201984 2 hours ago

In the context of encrypting 32 or 64 bit IDs, where there is no nonce, that'd be equivalent to XOR encryption and much weaker than TFA's small block ciphers.

▲ adrian_b an hour ago | parent | next [-]

If you really want to encrypt and decrypt 32-bit numbers without having any nonces available, the fastest way on non-microcontroller CPUs remains using the AES instructions.

You can exploit the fact that the core of AES consists of 32-bit invertible mixing functions. In order to extend AES to 128-bit, a byte permutation is used, which mixes the bytes of the 32-bit words.

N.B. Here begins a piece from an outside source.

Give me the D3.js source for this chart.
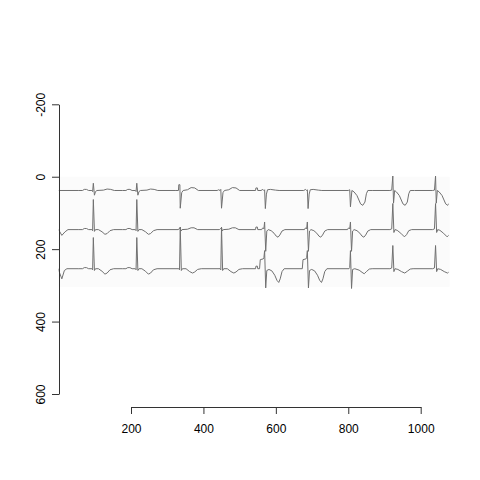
<!DOCTYPE html>
<html>
<head>
<meta charset="utf-8">
<script src="https://cdn.jsdelivr.net/npm/d3@7"></script>
<style>
  body { margin: 0; background: #fff; }
  svg { display: block; font-family: "Liberation Sans", Arial, sans-serif; }
</style>
</head>
<body>
<div id="chart"></div>
<script>
// tick values
const xTicks = [200, 400, 600, 800, 1000];
const yTicks = [-200, 0, 200, 400, 600];

// extent of the strip image, in plot units
const imageX = [0, 1080];
const imageY = [0, 304];
const traceEnd = 1077;

// baseline of each lead row (plot units, y grows downward)
const rowBase = [38, 146, 254];

// beat shapes: [dx, amplitude], amplitude > 0 is up
const shapes = {
  I:    [[-40,0],[-30,0],[-25,3],[-19,3],[-13,0],[-4,0],[-2,-3],[0,20],[3,-13],[6,-3],[10,0],[28,1],[38,4],[48,3],[58,0]],
  aVRm: [[-12,0],[-5,0],[-4,16],[-1,16],[0,-49],[4,-6],[8,0],[20,2],[30,8],[40,7],[50,0]],
  aVR:  [[-12,0],[-8,2],[-4,0],[-2,3],[0,-49],[4,-6],[8,0],[20,2],[30,8],[40,7],[50,0]],
  V1:   [[-10,0],[-5,3],[-2,0],[0,2],[2,-50],[5,-10],[8,2],[16,3],[30,1],[40,0]],
  V1T:  [[-6,0],[-2,2],[0,-45],[4,0],[10,-4],[18,-14],[28,-37],[34,-41],[40,-32],[44,-9],[48,0],[60,0]],
  V4:   [[-8,0],[-3,1],[0,40],[2,-35],[5,0],[10,-4],[18,-14],[28,-37],[34,-41],[40,-32],[44,-9],[48,0],[60,0]],
  dip2: [[-9,0],[0,-16],[9,-6],[17,0]],
  II:   [[-40,0],[-30,0],[-25,3],[-19,3],[-13,0],[-4,0],[-2,-3],[0,83],[3,-5],[6,0],[14,0],[24,-6],[32,-13],[38,-11],[46,-3],[56,0]],
  aVL:  [[-6,0],[-3,2],[0,6],[2,-4],[5,0],[20,1],[30,5],[38,5],[48,0]],
  V2:   [[-8,0],[-6,4],[-3,4],[-2,2],[0,21],[3,-60],[6,-4],[10,0],[18,-3],[26,-10],[32,-18],[37,-21],[42,-15],[48,-4],[56,0]],
  V5:   [[-8,0],[-3,2],[0,72],[3,-8],[6,0],[12,-2],[22,-10],[32,-20],[38,-14],[44,-3],[52,0]],
  dip3: [[-9,-4],[0,-28],[7,-5],[14,0]],
  III:  [[-40,0],[-30,0],[-25,3],[-19,3],[-13,0],[-4,0],[-2,-3],[0,86],[3,-5],[6,0],[14,0],[24,-7],[32,-15],[38,-12],[46,-3],[56,0]],
  aVF:  [[-4,0],[-2,-3],[0,115],[3,-5],[6,0],[16,0],[26,-8],[34,-12],[40,-9],[48,-2],[58,0]],
  V3:   [[-14,0],[-12,25],[-4,27],[-2,30],[0,50],[3,-53],[6,-5],[12,-2],[20,-6],[28,-18],[34,-32],[39,-38],[43,-28],[48,-8],[54,0]],
  V3b:  [[-4,0],[-2,3],[0,50],[3,-55],[6,-2],[12,0],[24,-4],[32,-10],[38,-14],[44,-8],[52,-1],[60,0]],
  V6:   [[-8,0],[-3,2],[0,64],[3,-8],[6,0],[14,-2],[24,-8],[33,-12],[40,-7],[48,-1],[56,0]],
  mk:   [[-3,0],[-2,7],[2,7],[3,0]]
};

// beat positions per row: [x of R wave, shape]
const row1Beats = [[96,"I"],[216,"I"],[336,"aVRm"],[450,"aVR"],[547,"mk"],[569,"V1"],[687,"V1"],[806,"V1T"],[923,"V4"],[1041,"V4"]];
const row2Beats = [[9,"dip2"],[96,"II"],[216,"II"],[336,"aVL"],[450,"aVL"],[547,"mk"],[569,"V2"],[687,"V2"],[806,"V2"],[923,"V5"],[1041,"V5"]];
const row3Beats = [[9,"dip3"],[96,"III"],[216,"III"],[336,"aVF"],[450,"aVF"],[547,"mk"],[569,"V3"],[687,"V3"],[806,"V3b"],[923,"V6"],[1041,"V6"]];

const width = 480, height = 480;

const svg = d3.select("#chart").append("svg")
    .attr("width", width)
    .attr("height", height);

// x and y share the same units per pixel (asp = 1)
const x = d3.scaleLinear().domain([200, 1000]).range([131, 420.7]);
const y = d3.scaleLinear().domain([-200, 600]).range([104.3, 394]);

// faint image background
svg.append("rect")
    .attr("x", x(imageX[0]))
    .attr("y", y(imageY[0]))
    .attr("width", x(imageX[1]) - x(imageX[0]))
    .attr("height", y(imageY[1]) - y(imageY[0]))
    .attr("fill", "#fbfbfb");

svg.append("defs").append("clipPath")
    .attr("id", "clip")
  .append("rect")
    .attr("x", x(imageX[0]))
    .attr("y", y(imageY[0]) - 2)
    .attr("width", x(traceEnd) - x(imageX[0]))
    .attr("height", y(imageY[1]) - y(imageY[0]) + 4);

// turn a beat list into trace points
function tracePoints(beats, base) {
  const pts = [[imageX[0], base]];
  beats.forEach(([bx, name]) => {
    shapes[name].forEach(([dx, amp]) => pts.push([bx + dx, base - amp]));
  });
  pts.push([imageX[1], base]);
  return pts;
}

const line = d3.line()
    .x(d => x(d[0]))
    .y(d => y(d[1]));

const traces = svg.append("g").attr("clip-path", "url(#clip)");
[row1Beats, row2Beats, row3Beats].forEach((beats, i) => {
  traces.append("path")
      .datum(tracePoints(beats, rowBase[i]))
      .attr("d", line)
      .attr("fill", "none")
      .attr("stroke", "#707070")
      .attr("stroke-width", 1)
      .attr("stroke-linejoin", "round");
});

// axes, R style
const xAxis = svg.append("g")
    .attr("transform", "translate(0,407)")
    .call(d3.axisBottom(x).tickValues(xTicks).tickSize(7).tickSizeOuter(0).tickPadding(10).tickFormat(d => String(d)));

const yAxis = svg.append("g")
    .attr("transform", "translate(59,0)")
    .call(d3.axisLeft(y).tickValues(yTicks).tickSize(7).tickSizeOuter(0).tickFormat(d => String(d)));

yAxis.selectAll(".tick text")
    .attr("x", null)
    .attr("dy", null)
    .attr("text-anchor", "middle")
    .attr("transform", "translate(-14.5,0) rotate(-90)");

[xAxis, yAxis].forEach(g => {
  g.selectAll("text").attr("font-size", 12).attr("fill", "#000")
    .attr("font-family", "'Liberation Sans', Arial, sans-serif");
  g.selectAll("line, path").attr("stroke", "#333");
});
</script>
</body>
</html>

The AES instructions are such, that you can cancel the byte permutation. In this case, you can use the AES instructions to encrypt separately four 32-bit words, instead of one 128-bit block.

Similarly by canceling the standard byte permutation and replacing it with separate permutations on the 2 halves, you can make the AES instructions independently encrypt two 64-bit words.

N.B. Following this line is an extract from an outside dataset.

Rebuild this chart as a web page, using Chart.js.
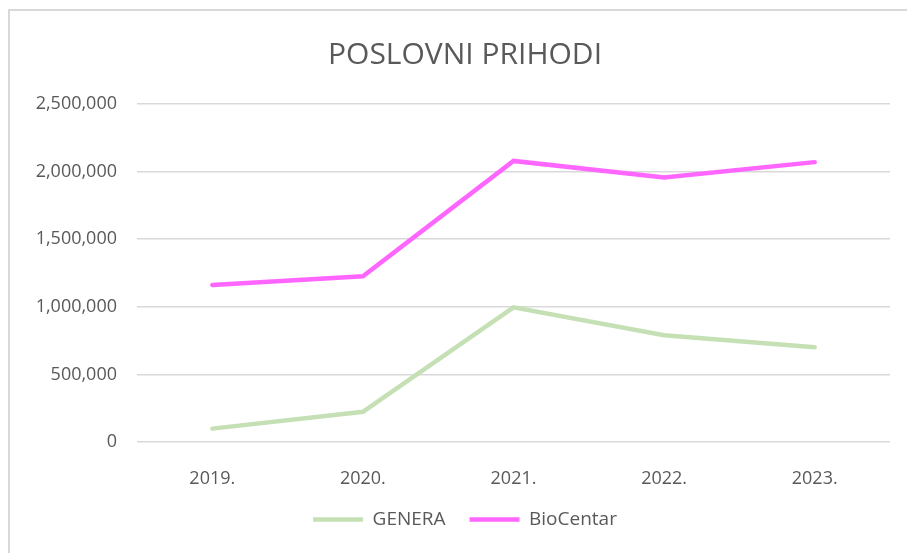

These AES modifications remain faster than any software cipher.

How to cancel the internal permutation and replace it with external shuffle instructions was already described in the Intel white paper published in 2010, at the launch of Westmere, the first CPU with AES instructions.

▲

201984 18 minutes ago | parent [-]

Are you certain using AES is still faster? Let's say for a 32-bit block size and 64-bit key.

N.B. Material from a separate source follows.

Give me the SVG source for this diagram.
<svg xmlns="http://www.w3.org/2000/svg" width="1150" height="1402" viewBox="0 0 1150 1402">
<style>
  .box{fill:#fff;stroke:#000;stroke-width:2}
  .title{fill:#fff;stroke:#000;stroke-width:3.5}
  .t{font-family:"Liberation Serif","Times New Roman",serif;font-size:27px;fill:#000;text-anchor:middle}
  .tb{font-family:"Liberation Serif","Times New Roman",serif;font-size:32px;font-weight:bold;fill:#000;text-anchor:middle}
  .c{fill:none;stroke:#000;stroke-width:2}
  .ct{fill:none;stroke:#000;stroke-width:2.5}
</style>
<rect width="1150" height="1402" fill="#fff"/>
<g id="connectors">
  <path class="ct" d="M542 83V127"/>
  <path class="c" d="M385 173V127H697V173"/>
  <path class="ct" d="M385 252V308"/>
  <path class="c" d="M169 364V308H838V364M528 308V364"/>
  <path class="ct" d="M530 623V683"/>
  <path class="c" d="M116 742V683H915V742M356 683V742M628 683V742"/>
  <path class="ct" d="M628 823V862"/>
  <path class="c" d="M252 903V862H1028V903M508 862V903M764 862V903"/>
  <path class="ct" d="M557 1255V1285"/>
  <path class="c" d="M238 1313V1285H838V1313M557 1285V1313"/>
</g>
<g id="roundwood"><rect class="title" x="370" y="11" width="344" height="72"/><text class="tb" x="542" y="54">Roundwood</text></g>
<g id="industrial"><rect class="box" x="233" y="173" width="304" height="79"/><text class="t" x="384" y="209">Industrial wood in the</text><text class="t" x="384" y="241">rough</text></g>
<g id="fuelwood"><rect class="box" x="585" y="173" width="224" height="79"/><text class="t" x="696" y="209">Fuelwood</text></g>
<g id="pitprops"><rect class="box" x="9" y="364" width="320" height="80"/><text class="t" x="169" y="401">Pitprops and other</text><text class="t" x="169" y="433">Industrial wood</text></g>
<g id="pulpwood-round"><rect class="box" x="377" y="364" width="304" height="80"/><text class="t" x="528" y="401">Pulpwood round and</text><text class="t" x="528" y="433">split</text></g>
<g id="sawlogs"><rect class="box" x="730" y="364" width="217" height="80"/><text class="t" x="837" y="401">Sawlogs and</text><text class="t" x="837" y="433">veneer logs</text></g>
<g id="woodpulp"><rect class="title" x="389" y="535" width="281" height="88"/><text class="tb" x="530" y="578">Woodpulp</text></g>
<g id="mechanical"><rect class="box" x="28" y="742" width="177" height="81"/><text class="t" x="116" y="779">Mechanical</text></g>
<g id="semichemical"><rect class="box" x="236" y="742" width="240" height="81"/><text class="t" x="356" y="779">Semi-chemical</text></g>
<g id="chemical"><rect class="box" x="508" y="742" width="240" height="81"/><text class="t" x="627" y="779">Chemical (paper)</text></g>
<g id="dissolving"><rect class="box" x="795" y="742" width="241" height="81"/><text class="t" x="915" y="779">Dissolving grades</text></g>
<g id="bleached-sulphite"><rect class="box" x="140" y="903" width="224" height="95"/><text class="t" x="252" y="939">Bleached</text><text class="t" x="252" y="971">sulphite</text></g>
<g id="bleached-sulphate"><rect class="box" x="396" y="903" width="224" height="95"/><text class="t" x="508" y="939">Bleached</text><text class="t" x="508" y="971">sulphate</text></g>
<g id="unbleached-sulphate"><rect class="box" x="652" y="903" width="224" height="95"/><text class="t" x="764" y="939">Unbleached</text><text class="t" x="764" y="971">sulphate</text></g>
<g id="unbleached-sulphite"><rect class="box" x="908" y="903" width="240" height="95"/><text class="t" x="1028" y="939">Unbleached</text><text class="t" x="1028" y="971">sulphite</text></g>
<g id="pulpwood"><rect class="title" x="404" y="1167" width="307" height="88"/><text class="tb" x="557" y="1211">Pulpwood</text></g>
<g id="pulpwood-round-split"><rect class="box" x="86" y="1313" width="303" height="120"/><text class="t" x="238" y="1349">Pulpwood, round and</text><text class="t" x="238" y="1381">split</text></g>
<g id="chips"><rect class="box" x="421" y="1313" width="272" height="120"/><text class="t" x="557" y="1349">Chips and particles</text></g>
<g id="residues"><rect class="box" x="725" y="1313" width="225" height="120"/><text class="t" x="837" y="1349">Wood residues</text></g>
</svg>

From https://en.wikipedia.org/wiki/Speck_(cipher), that Speck combination would use 22 rounds, and using the instruction timings for Zen 5 from https://instlatx64.github.io/InstLatx64/AuthenticAMD/Authent..., it looks like each round would take at most 3 cycles. (Dependency chain for each round is 3 instructions long, ror+add+xor). 22*3 = ~66 cycles.

Using AES with a pshufb to take out the ShiftRows step would be 2 cycles for the pshufb and 4 cycles for each aesenc, and at 10 rounds, you have ~60 cycles.

It's quite close, and to say which one wins, we'd need to actually benchmark it. One is not clearly much faster than the other.

	▲	botusaurus 5 minutes ago \| parent [-]
		maybe the reason they are so close is that the AES microcode is inplementing exactly those operations

▲ fluoridation an hour ago | parent | prev [-]

Would it, though? Either way you're operating in ECB mode with 2^32 or 2^64 values. Why is one more secure than the other?

EDIT: What I mean is you can do cypher = truncate(plain ^ AES(zero_extend(plain))).

	▲	201984 11 minutes ago \| parent [-]
		>EDIT: What I mean is you can do cypher = truncate(plain ^ AES(zero_extend(plain))). How would you decrypt that though? You truncated 3/4ths of the AES output needed to decrypt it. I thought you were suggesting this: `ciphertext = truncate(AES(key) ^ plaintext)` And in this case, since AES(key) does not depend on the plaintext, it would just be XOR by a constant.